With that being said, we are returning to Asano Taiko this weekend with five new members! Stay tuned to see what we have up our sleeves during the next few months.
It has been a busy but productive fall season! In a nutshell…
We have added more members to the Nakama family in September and we are very happy to see the group grow
The new members continued their work on Omiyage as well as focusing on solo work and expressing themselves as taiko players
Seiji and I performed with LATI (Los Angeles Taiko Institute) in their annual “Art and Study of Taiko” concert at the James Armstrong Theater
Held our annual Holiday Recital featuring a Community Taiko Medley arrangement (check out our Media page for the recital video!)
Coming up next year…
We will exploring body movement and creative expression to fine tune our own style of taiko. Also…some big news coming up from Tomomi very soon! Stay tuned!
Update, update! Apologies that it has been so long since my last entry. With the whirlwind of end the year gigs, graduation at my preschool, I have finally managed to sit down and update you all in my taiko world.

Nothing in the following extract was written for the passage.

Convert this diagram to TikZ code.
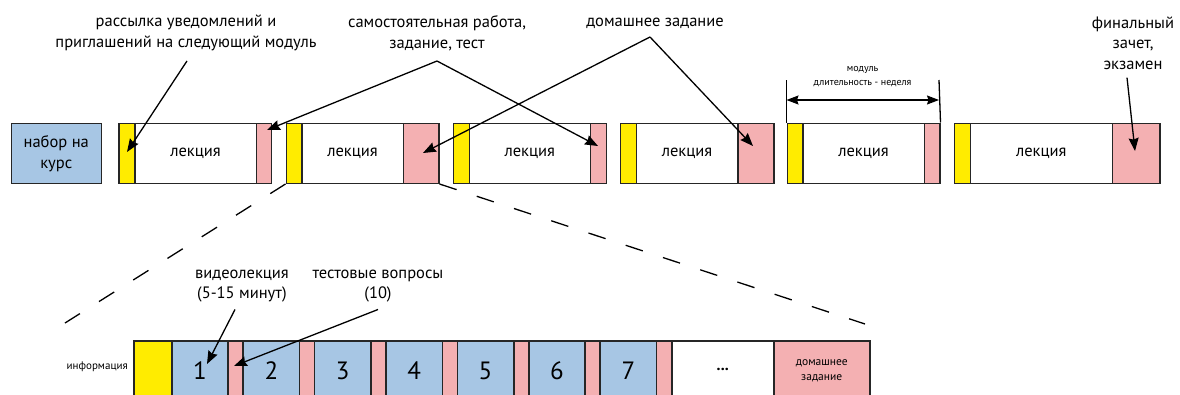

Since the last entry, I did my first ever interview for a taiko podcast called, “Talkin’ Taiko with Tyrone.” We went in depth about my taiko history and how my experience stems from familial roots. I was pretty nervous at first since I don’t share much about my taiko experience to the greater public, let alone via social media. However I think it’s time for me to step out of my comfort zone and really put myself out there more. Both my parents aren’t really active in the taiko community anymore so I feel some like it’s time to do more. We not only talk about taiko history in the podcast, but we also discuss my teaching philosophies, the groups I have taught, and what it feels like to be a small woman taiko player. If you are interested in listening to the podcast, check it out here.
Lastly, every year start of the summer I try my best to go to Senshin Obon in honor of my grandma. Senshin is like going back home…my sister and I would go with our mom to Kinnara practices when we were little and I remember looking forward to eating popsicles on a hot summer night.
The nostalgic feeling never gets old. :)
Last night we went and danced, listened to Yoko Fujimoto from Kodo sing “Ei Ja Nai Ka” written by one of the taiko pioneers, PJ Hirabayashi along with members from San Jose Taiko and Kinnara Taiko. You can’t beat live music, especially with all those key groups playing together. After the bon dancing, we watched Kinnara Taiko perform and I had the opportunity to jam with them thanks to friends (Derek Oye and Kate Meigneux from Kinnara).